If there were no particles of matter (or anti-matter) during the Planck Era then the universe was a vacuum throughout this time period. The limits on what may be concluded about the Planck Era restricts what can be claimed about the properties of this vacuum other than it contained physical fields. It is acknowledged that the initial state of the universe being a vacuum was previously suggested [56] but was based on different reasons from those given above. Importantly, the universe being a vacuum in the Planck Era shows that its entropy could neither depend on the quantity of matter nor on the distribution of matter (as none existed at that time). The entropy of the Planck Era would have only geometrical and electromagnetic origins which greatly reduce the number of accessible physical states for the universe.

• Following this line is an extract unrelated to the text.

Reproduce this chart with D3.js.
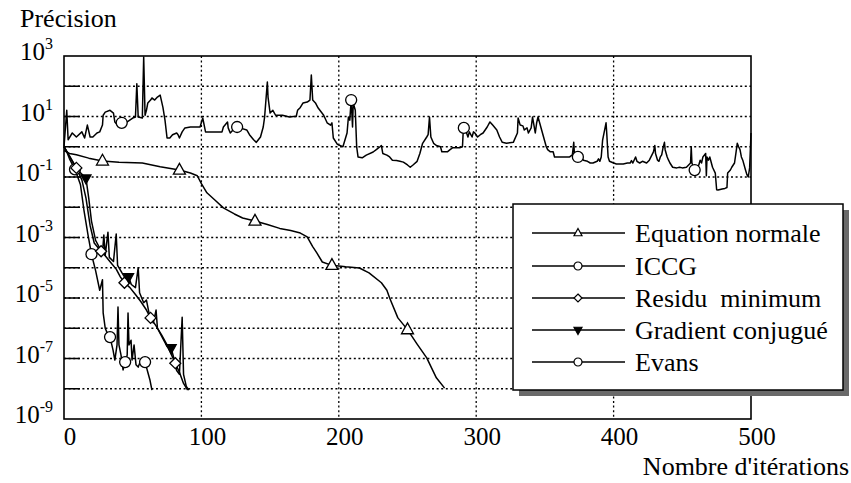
<!DOCTYPE html>
<html lang="fr"><head><meta charset="utf-8">
<script src="https://cdn.jsdelivr.net/npm/d3@7"></script>
</head><body style="margin:0">
<svg id="chart" width="851" height="483"></svg>
<script>
// ---------- data ----------
const xTickValues = [0, 100, 200, 300, 400, 500];
const yTickExponents = [3, 1, -1, -3, -5, -7, -9];
const seriesNames = ["Equation normale", "ICCG", "Residu\u00a0 minimum", "Gradient conjugué", "Evans"];
const xTitle = "Nombre d'itérations";
const yTitle = "Précision";

// [iteration, precision]
const equationNormale = [[0,0.75],[4,0.6],[9,0.54],[18,0.42],[28,0.34],[40,0.31],[57,0.29],[70,0.22],[84,0.17],[92,0.135],[97,0.11],[100,0.06],[104,0.03],[110,0.017],[116,0.0095],[124,0.006],[130,0.0044],[139,0.0035],[148,0.0027],[157,0.002],[165,0.0017],[172,0.0014],[177,0.00105],[181,0.0005],[184,0.00031],[188,0.000155],[195,0.00012],[205,0.000107],[215,0.000098],[222,0.000068],[231,0.000032],[235,0.000018],[237,0.00001],[243,2.2e-6],[250,9e-7],[257,3e-7],[264,1.05e-7],[271,2.3e-8],[277,1.05e-8]];
const iccg = [[0,1.0],[2,0.68],[4,0.4],[8,0.18],[10,0.1],[12,0.055],[14.5,0.0081],[17.5,0.0012],[20,0.00028],[23,0.00008],[26,0.000018],[28,0.00004],[28.5,3.2e-6],[30,1e-6],[31.5,6.9e-7],[33.5,5.1e-7],[35.7,1.9e-7],[37,8.9e-8],[38.6,2.8e-7],[39.3,5e-6],[40,2.8e-7],[41.5,1.3e-7],[43,4.2e-8],[44.5,7.6e-8],[46,1.3e-7],[46.6,3.2e-6],[47.3,2.8e-7],[48.8,4e-7],[49.5,8.9e-8],[51,2.8e-7],[52.4,6.2e-8],[54,5.2e-8],[56,8.9e-8],[57.5,1e-7],[59,7.6e-8],[61,3.5e-8],[62.6,1.9e-8],[64,9e-9]];
const residuMinimum = [[0,1.0],[4,0.5],[9,0.2],[13,0.08],[16,0.02],[19,0.0025],[22,0.00066],[25,0.00045],[27,0.00035],[30,0.00025],[34,0.00015],[38,0.00009],[41,0.00005],[44,0.000032],[48,0.000022],[52,0.000013],[56,0.0000075],[60,0.000004],[63,2.2e-6],[67,1.2e-6],[71,6e-7],[75,2.8e-7],[78,1.4e-7],[81,7e-8],[84,3.5e-8],[87,1.5e-8],[90,9e-9]];
const gradientConjugue = [[0,1.0],[5,0.4],[10,0.17],[16,0.09],[18,0.02],[20,0.0035],[23,0.0008],[26,0.00045],[28,0.00032],[29,0.0012],[30,0.00026],[32,0.0015],[33,0.00022],[36,0.00016],[38,0.0013],[39,0.00012],[42,0.00007],[44,0.00005],[47,0.000049],[49,0.000028],[52,0.000022],[54,0.0001],[55,0.000015],[58,0.000007],[60,0.0000085],[62,0.000003],[65,1.5e-6],[67,4e-6],[68,1e-6],[72,4.5e-7],[75,2.5e-7],[78,2.2e-7],[80,1e-7],[82,4e-8],[84,3e-8],[86,2.3e-6],[87,3e-8],[89,1.2e-8],[91,9e-9]];
const evans = [[0,1.0],[2,16],[3,1.7],[6,2.85],[9,2.1],[13,3.1],[15,1.95],[17,5.2],[19,2.1],[21,2.1],[24,2.85],[26,3.1],[28,5.2],[28.5,11],[30,14],[33.5,16],[36,13],[37,6.6],[39,5.2],[42,6.2],[46,6.6],[50,8.9],[52,9.6],[53,120],[54,9.6],[57,8.9],[58,930],[59,11],[60,16],[61,28],[63,35],[64,41],[66,35],[68,44],[70,51],[72,20],[73.5,7.6],[75,1.95],[77,1.95],[79,2.5],[82,2.85],[83,2.5],[84,1.95],[86,3.1],[88,4.2],[92,4.5],[99,4.5],[101,8.9],[103,3.1],[108,3.1],[115,3.1],[116,4.5],[119,6.6],[119.5,4.2],[121,2.85],[123,3.6],[126,4.5],[128,4.2],[133,3.6],[135,2.5],[138,1.7],[140,1.4],[143,2.1],[145,4.5],[146,9.6],[148,138],[148.5,44],[150,13],[152,16],[154,11],[159,11],[164,9.6],[167,10],[169,10],[170,16],[172,20],[174,28],[177,30],[179,35],[180,236],[181,35],[183,28],[185,19],[189,11],[191.5,6.2],[194,5.2],[195,6.2],[196,1.95],[199,1.2],[203,1.0],[206,2.85],[207,9.6],[208,7.6],[209,35],[210,4.5],[210.5,28],[212,16],[213,1.0],[214,0.46],[217,0.43],[220,0.53],[225,0.67],[228,0.85],[230,1.0],[231,1.1],[232,0.6],[235,0.53],[237,0.46],[239,0.36],[242,0.35],[244.5,0.33],[247,0.31],[250,0.25],[252,0.21],[254,0.25],[257,0.33],[259,0.6],[261,1.3],[264,2.1],[265,2.5],[266,9.6],[267,2.1],[269,1.3],[271,1.1],[274,1.0],[275,0.68],[279,0.68],[281,0.8],[283,0.93],[288,0.93],[290,1.0],[290.5,2.85],[291,4.2],[293,2.85],[294,2.1],[295,3.1],[297,2.1],[298,3.1],[299,2.85],[301,2.1],[303,2.5],[305,2.85],[308,4.5],[310,6.6],[312,5.2],[315,3.6],[317,2.1],[319,1.4],[322,1.3],[327,1.4],[330,2.85],[330.5,8.9],[332,5.2],[334,4.9],[335,3.6],[337,4.2],[338,2.85],[340,4.2],[341,9.6],[343,2.85],[344,6.2],[345,9.6],[351,1.0],[352,0.8],[354,0.68],[356,0.68],[357,0.46],[365,0.46],[368,0.46],[370,0.54],[371,1.4],[371.5,0.54],[373,0.46],[375,0.46],[377,0.43],[378,0.36],[381,0.33],[383,0.29],[385,0.29],[388,0.33],[389,0.4],[390,0.33],[391,0.46],[392,1.66],[394.5,6.2],[395,2.85],[396,0.46],[397,0.33],[400,0.29],[402,0.27],[407,0.27],[410,0.29],[412,0.29],[413,0.35],[414,0.29],[416,0.46],[417,0.33],[419,0.29],[421,0.33],[424,0.29],[426,0.36],[429,0.68],[430,1.1],[430.5,0.6],[432,0.36],[433,0.33],[434,0.46],[435,0.54],[436,0.93],[437,1.4],[437.5,0.8],[439,0.46],[440,0.36],[441,0.29],[443,0.21],[446,0.2],[448,0.21],[450,0.2],[453,0.21],[456,0.29],[456.5,1.0],[457,0.29],[459,0.17],[462,0.25],[463,0.36],[464,0.29],[465,0.46],[467,0.6],[467.5,0.11],[468,0.46],[469,0.36],[470,0.46],[472,0.21],[474,0.135],[475,0.038],[476,0.037],[479,0.04],[481,0.042],[482.5,0.045],[483,0.135],[485,0.17],[486,0.21],[488,0.29],[489,0.6],[490,1.3],[491,1.0],[492,0.8],[493,0.46],[494,0.36],[496,0.17],[497,0.12],[498,0.1],[499,0.2],[500,2.85]];

// iterations at which symbols are drawn on each curve
const equationNormaleMarks = [28, 84, 139, 195, 250];
const iccgMarks = [8, 20, 33.5, 44.5, 59];
const residuMarks = [9, 27, 44, 63, 81];
const gradientMarks = [16, 47, 78];
const evansMarks = [42, 126, 209, 291, 374, 459];

// ---------- drawing ----------
const SERIF = "'Liberation Serif', Tinos, 'Times New Roman', Times, serif";
const svg = d3.select("#chart");
svg.node().style.setProperty("font-family", SERIF, "important");
const W = 851, H = 483;
const plot = {left: 64, right: 751, top: 56, bottom: 419};

const x = d3.scaleLinear().domain([0, 500]).range([plot.left, plot.right]);
const y = d3.scaleLog().domain([1e-9, 1e3]).range([plot.bottom, plot.top]);

function serif(sel) {
  sel.attr("font-family", "Liberation Serif");
  sel.each(function () { this.style.setProperty("font-family", SERIF, "important"); });
  return sel;
}

svg.append("rect").attr("width", W).attr("height", H).attr("fill", "#fff");

// grid
const decades = d3.range(-8, 3).map(e => Math.pow(10, e));
const grid = svg.append("g").attr("stroke", "#000").attr("stroke-width", 1.3).attr("stroke-dasharray", "2,2.6");
grid.selectAll("line.h").data(decades).join("line")
  .attr("x1", plot.left).attr("x2", plot.right)
  .attr("y1", d => y(d)).attr("y2", d => y(d));
grid.selectAll("line.v").data(xTickValues.slice(1, -1)).join("line")
  .attr("y1", plot.top).attr("y2", plot.bottom)
  .attr("x1", d => x(d)).attr("x2", d => x(d));

// inward ticks on left axis
svg.append("g").selectAll("line").data(decades).join("line")
  .attr("x1", plot.left).attr("x2", plot.left + 16)
  .attr("y1", d => y(d)).attr("y2", d => y(d))
  .attr("stroke", "#000").attr("stroke-width", 1.5);

// axis tick labels
serif(svg.append("g").selectAll("text").data(xTickValues).join("text"))
  .attr("x", d => x(d) + 6).attr("y", 445)
  .attr("text-anchor", "middle").attr("font-size", 25)
  .text(d => d);

const yl = serif(svg.append("g").selectAll("text").data(yTickExponents).join("text"))
  .attr("x", 53).attr("y", d => y(Math.pow(10, d)) + 4)
  .attr("text-anchor", "end").attr("font-size", 25);
serif(yl.append("tspan")).text("10");
serif(yl.append("tspan")).attr("dy", -11).attr("font-size", 16).text(d => d);

// titles
serif(svg.append("text")).attr("x", 20).attr("y", 27).attr("font-size", 26).text(yTitle);
serif(svg.append("text")).attr("x", 849).attr("y", 475).attr("text-anchor", "end").attr("font-size", 26).text(xTitle);

// lines
const line = d3.line().x(d => x(d[0])).y(d => y(d[1]));
const allSeries = [equationNormale, iccg, residuMinimum, gradientConjugue, evans];
svg.append("g").selectAll("path").data(allSeries).join("path")
  .attr("d", line).attr("fill", "none").attr("stroke", "#000")
  .attr("stroke-width", 1.5).attr("stroke-linejoin", "round");

// marker shapes
function shapePath(type, s) {
  if (type === "triUp") { const h = s * 0.9; return `M0,${-h*0.62}L${s/2},${h*0.38}L${-s/2},${h*0.38}Z`; }
  if (type === "triDown") { const h = s * 0.9; return `M0,${h*0.62}L${s/2},${-h*0.38}L${-s/2},${-h*0.38}Z`; }
  if (type === "diamond") { const r = s / 2; return `M0,${-r}L${r},0L0,${r}L${-r},0Z`; }
  const r = s / 2; return `M${r},0A${r},${r} 0 1 1 ${-r},0A${r},${r} 0 1 1 ${r},0Z`;
}
function valueAt(data, it) {
  for (let k = 1; k < data.length; k++) {
    if (it <= data[k][0]) {
      const [a0, v0] = data[k-1], [a1, v1] = data[k];
      const t = (it - a0) / (a1 - a0);
      return Math.pow(10, Math.log10(v0) + t * (Math.log10(v1) - Math.log10(v0)));
    }
  }
  return data[data.length - 1][1];
}
const markerSpecs = [
  {data: equationNormale, marks: equationNormaleMarks, type: "triUp", size: 12, fill: "#fff"},
  {data: iccg, marks: iccgMarks, type: "circle", size: 11, fill: "#fff"},
  {data: residuMinimum, marks: residuMarks, type: "diamond", size: 11, fill: "#fff"},
  {data: gradientConjugue, marks: gradientMarks, type: "triDown", size: 10, fill: "#000"},
  {data: evans, marks: evansMarks, type: "circle", size: 11, fill: "#fff"}
];
const mg = svg.append("g");
markerSpecs.forEach(spec => {
  mg.append("g").selectAll("path").data(spec.marks).join("path")
    .attr("transform", d => `translate(${x(d)},${y(valueAt(spec.data, d))})`)
    .attr("d", shapePath(spec.type, spec.size))
    .attr("fill", spec.fill).attr("stroke", "#000").attr("stroke-width", 1.3);
});

// frame
svg.append("rect").attr("x", plot.left).attr("y", plot.top)
  .attr("width", plot.right - plot.left).attr("height", plot.bottom - plot.top)
  .attr("fill", "none").attr("stroke", "#000").attr("stroke-width", 1.6);

// legend
const lg = {x: 513, y: 204, w: 330, h: 186};
svg.append("rect").attr("x", lg.x + 6).attr("y", lg.y + 6).attr("width", lg.w).attr("height", lg.h).attr("fill", "#6a6a6a");
svg.append("rect").attr("x", lg.x).attr("y", lg.y).attr("width", lg.w).attr("height", lg.h)
  .attr("fill", "#fff").attr("stroke", "#000").attr("stroke-width", 1.5);
const rowY = [233, 266, 298, 330, 362];
const legendSymbols = ["triUp", "circle", "diamond", "triDown", "circle"];
const legendFill = ["#fff", "#fff", "#fff", "#000", "#fff"];
const items = svg.append("g").selectAll("g").data(seriesNames).join("g")
  .attr("transform", (d, i) => `translate(0,${rowY[i]})`);
items.append("line").attr("x1", 532).attr("x2", 625).attr("stroke", "#000").attr("stroke-width", 1.5);
items.append("path").attr("transform", "translate(578,0)")
  .attr("d", (d, i) => shapePath(legendSymbols[i], 8))
  .attr("fill", (d, i) => legendFill[i]).attr("stroke", "#000").attr("stroke-width", 1.2);
serif(items.append("text")).attr("x", 635).attr("y", 9).attr("font-size", 26)
  .text(d => d);
</script>
</body></html>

As entropy is a measure of the number of accessible states [57], the entropy of the universe would have had a smaller value than would be the case if the initial state of the universe was not a vacuum. It is not necessary then to postulate an initial condition of the universe requiring matter distribution to be isotropic and homogeneous if the initial state was a vacuum.

6. Conclusions

In spite of not having a full theory of quantum gravity, it is possible to arrive at some qualitative and order of magnitude results about the physical state of the universe in the Planck Era. In particular:

1. the size of the causal region of the universe was of order l_p;

2. the observable universe had a maximum entropy value;

3. the universe was devoid of matter/anti-matter;

4. the absence of matter/anti-matter greatly reduced the number of accessible physical states for the universe at that time; and

5. this reduced number of accessible states (in part) accounts for the Planck Era’s very low entropy in comparison with the value found today.